Denis O’Brien seeks to halt release of dossier about him

Billionaire businessman claims parties engaged in concerted conspiracy to damage him

Denis O’Brien alleges a forensic examination of that dossier indicates Dublin-based public relations firm Red Flag Consulting is linked to the alleged conspiracy and he has sued for damages.  Photograph: Patrick Fallon/Bloomberg

Denis O’Brien alleges a forensic examination of that dossier indicates Dublin-based public relations firm Red Flag Consulting is linked to the alleged conspiracy and he has sued for damages. Photograph: Patrick Fallon/Bloomberg

 

Businessman Denis O’Brien is suing a Dublin public relations company for defamation and conspiracy over their alleged involvement in a “concerted and unlawful” conspiracy to damage him.

Former senior executives of Independent News & Media (INM) are involved in the PR company, Red Flag.

Mr O’Brien’s legal representatives told the High Court a memory stick supplied anonymously to him contained a dossier of documents disclosing an alleged concerted and unlawful conspiracy to damage him personally and commercially.

Mr O’Brien alleges a forensic examination of the dossier by a company named Espion indicated Red Flag Consulting Ltd was linked to the alleged conspiracy. Red Flag’s executives include Gavin O’Reilly, former chief executive of INM and Karl Brophy, a former senior executive with INM.

Mr O’Brien believes a client of Red Flag is behind the alleged conspiracy and he wants to establish the identity of any such client. He believes the dossier was also designed to be given to people who could avail of parliamentary privilege, the court heard.

Computer materials

Applying for the order on Tuesday on an ex-parte (one side only represented) basis, Michael Cush SC, for Mr O’Brien, said the defamatory material was in a dossier including eight Microsoft Office documents on a memory stick. The memory stick was provided anonymously to Mr O’Brien following an investigation which he ordered due to his belief that a concerted campaign was being waged against him. The material was clearly defamatory and dealt with matters including Mr O’Brien’s involvement with the Moriarty tribunal, his tax status as a resident in Portugal, the recent initial public offering of shares in his Digicel company and other allegations.

He said a court order permitting access to the company’s IT system would enable his side to identify contributors to and receivers of the material. While Red Flag involved “people with whom my client had previous dealings”, there was clearly a client involved as it was a PR firm, counsel said.

President of the High Court Mr Justice Nicholas Kearns said he was not inclined to grant the “quite draconian” order allowing lawyers and investigators to enter the Red Flag offices to take control of the computers. Such an order might seem unduly heavy-handed and could be perceived as interfering with the rights of the defendants, he said.

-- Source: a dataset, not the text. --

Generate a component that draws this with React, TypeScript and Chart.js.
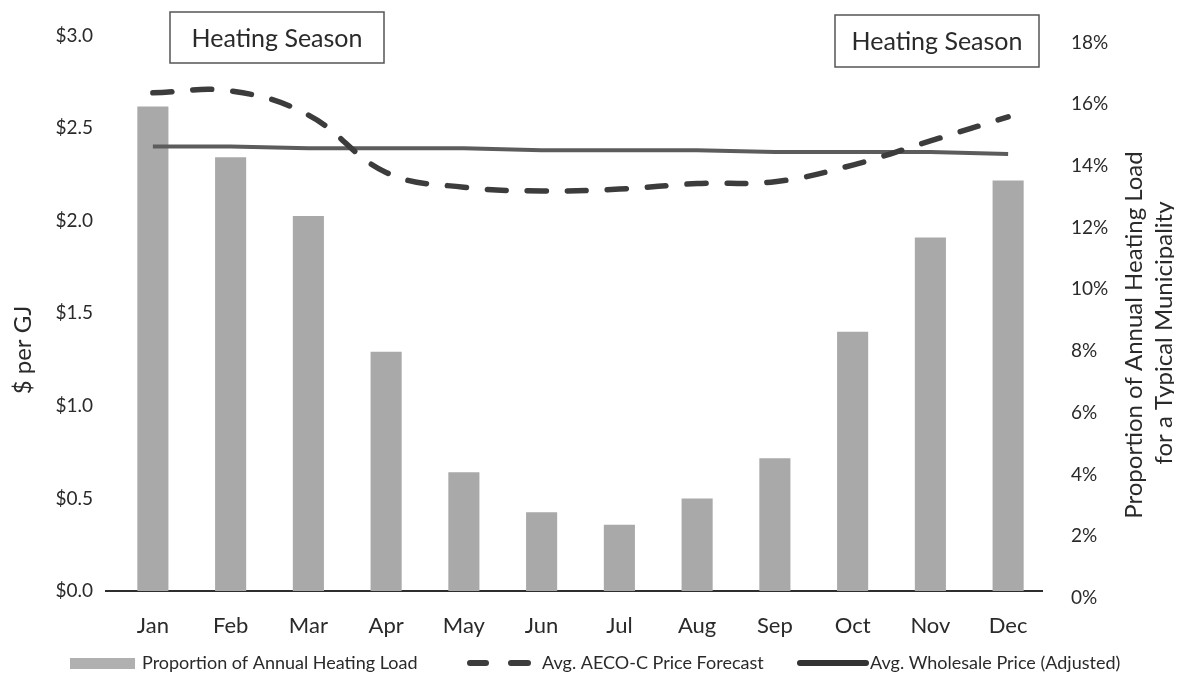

Mr O’Brien’s action is against the Red Flag firm and five persons involved with it. They are Mr O’Reilly and Mr Brophy, Seamus Conboy, account manager Bríd Murphy and account executive Kevin Hiney.

The High Court on Wednesday continued the interim orders for preservation of documents contained in the dossier. These include PDF documents entitled “Who is Denis O’Brien?” and “The Moriarty tribunal explainer”, along with many Irish and international media articles about Mr O’Brien which he contends are mostly unfavourable to him. The articles include pieces from the Washington Examiner, Boston Haitian Reporter, Bloomberg, Antigua Observer, Reuters and the Wall Street Journal.

Siteserv

Mr Cush said none of the articles in the “extraordinary” dossier were “complimentary” to Mr O’Brien and it was clearly put together to brief against his interests.  Mr Cush also said Mr Brophy was a former journalist with the Irish Mirror who wrote an article in 1998 which led to Mr O’Brien receiving €750,000 in damages. Mr Brophy later joined INM and subsequently blamed Mr O’Brien for his departure from that company, he said. There was “a very public prior history” between Gavin O’Reilly and the plaintiff, Mr Cush added. Mr O’Reilly’s departure from INM was widely said to coincide with Mr O’Brien taking a very significant shareholding in the company.

Mr Cush said there was no point pursuing his application for an order searching the defendants’ systems as they were on notice of the application. He said he wanted to change his application to seek an order for inspection of documents. Mr Cush said his core allegation was that the defendants had been involved in authoring documents as part of the conspiracy. There were a number of “unknowns” concerning who commissioned the defendants.

Heard speedily

All the defendants except Mr O’Reilly were represented by Michael Collins SC, who said he needed time to prepare. He had just come into the case and, while it was unclear exactly what it was about and what was being sought, he anticipated he would get instructions to fully defend it. He also expected he would be representing Mr O’Reilly, who was in the US.

Mr Collins said the matter was not urgent and there was an “unfounded and unwarranted” suggestion his clients would breach a court order. It was “totally unreal” to suggest his side could put in a replying affidavit in days.

Mr Justice Colm Mac Eochaidh returned the matter for mention on Friday.